Experiential travel is even more of a demand in the luxury space.

“Visitors no longer want a passive holiday, no matter how indulgent. They are looking for something authentic, mildly challenging and hosted by a real person,” The Tailor MD Drew Kluska said.

The Tailor has a term for this: privileged access.

“They like to do things on their own schedule too, like cancelling or rearranging that afternoon tour they now can’t be bothered doing at 2pm sharp because it’s so nice laying by the pool. Their own pool of course.

“Australians get really confused with butlers and like their privacy, they like to not think about their laundry or waiting for a cart to go to the beach club, but they don’t want to see a butler skulking around,” Woodward added.

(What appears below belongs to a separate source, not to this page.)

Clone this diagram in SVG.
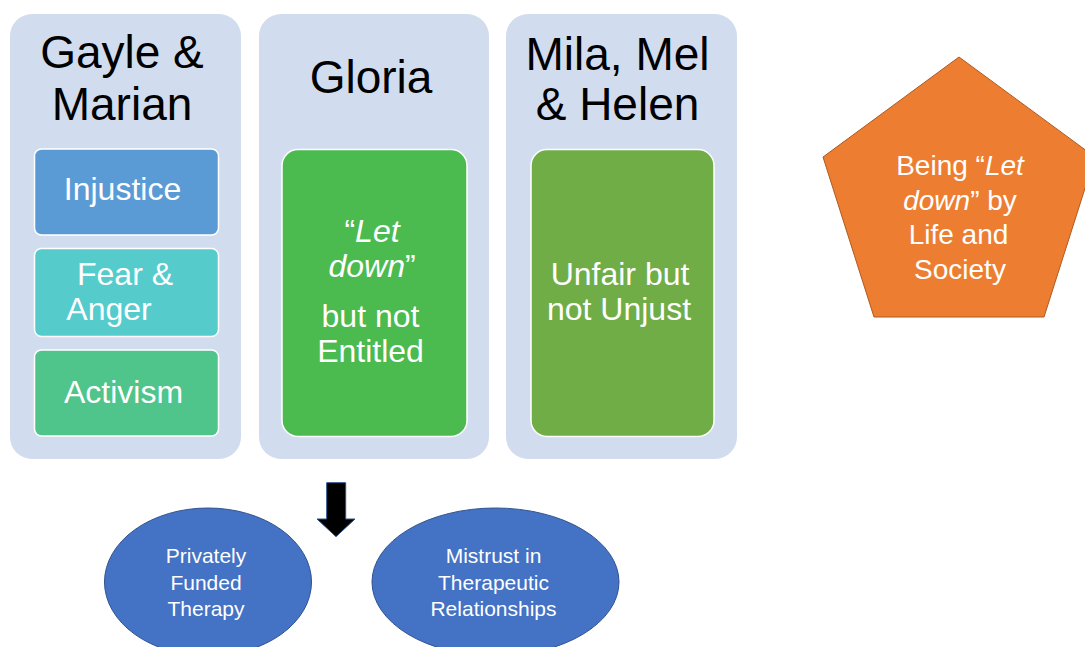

Knowing your hotels inside out is also key.

Ensemble Travel Senior Vice President Trish Sheppard points out the Rosewood Hotel in Vancouver has a Bentley as its town car and The Crosby Street Hotel in New York has a private theatre with a movie night on a Sunday with popcorn and ice creams.

Tell us more about long-term strategy

Coming to the fore more and more – especially in the US – is a style of five-year plan approach to travel experiences.

“Agents find out the big anniversaries, the birthdays, and they may be six years away but you can sow the seeds to sell those dreams,” Seabourn Senior Vice President of Global Marketing Chris Austin said.

Azamara Club Cruises president and CEO Larry Pimental said for agents to build a relationship based on lifestyle rather than sales, “it’s about creating a return on life”.

If you don’t know what has changed in your client’s life, you can’t requalify them and offer them something even better, making your services even more integral to their travel plans, Pimental said.

Virtuoso has a program called Return on Life, which builds a travel portfolio and has particular traction with family travel.

“Parents are working on the last four or so summers with their teens and considering how they can give them both wonderful and educational experiences,” Londregran said.

“If you can try to have a one year plan for your client’s proposed holidays then you can look out for the sale fares. It’s also about availability. Some boutique hotels can sell out 12 months in advance,” Sheppard said.

Repeat clients are the Holy Grail of designer precision. “We learn something new about the clients on each trip and we can
then make sure this is implemented in the next,” Kluska said.

Time to talk numbers

For Ensemble Travel clients, the budget per trip would not be less than $20,000, whether that’s a week-long beach break or a
European jaunt.

For SmartFlyer, top end budgets start at $1500 a night, and they have clients happy to drop $60,000 to $100,000-plus on a trip.

The Tailor’s clientele starts at $1000 per person, per day. Depending on the client they may want to charter the company’s own PC12 aircraft or even a jet.

The very top clients will spend upwards of $10,000 per person per day.

It’s quite common for clients to spend $3000 to $4000 per person per day especially when there are jets, helicopters or super yachts involved.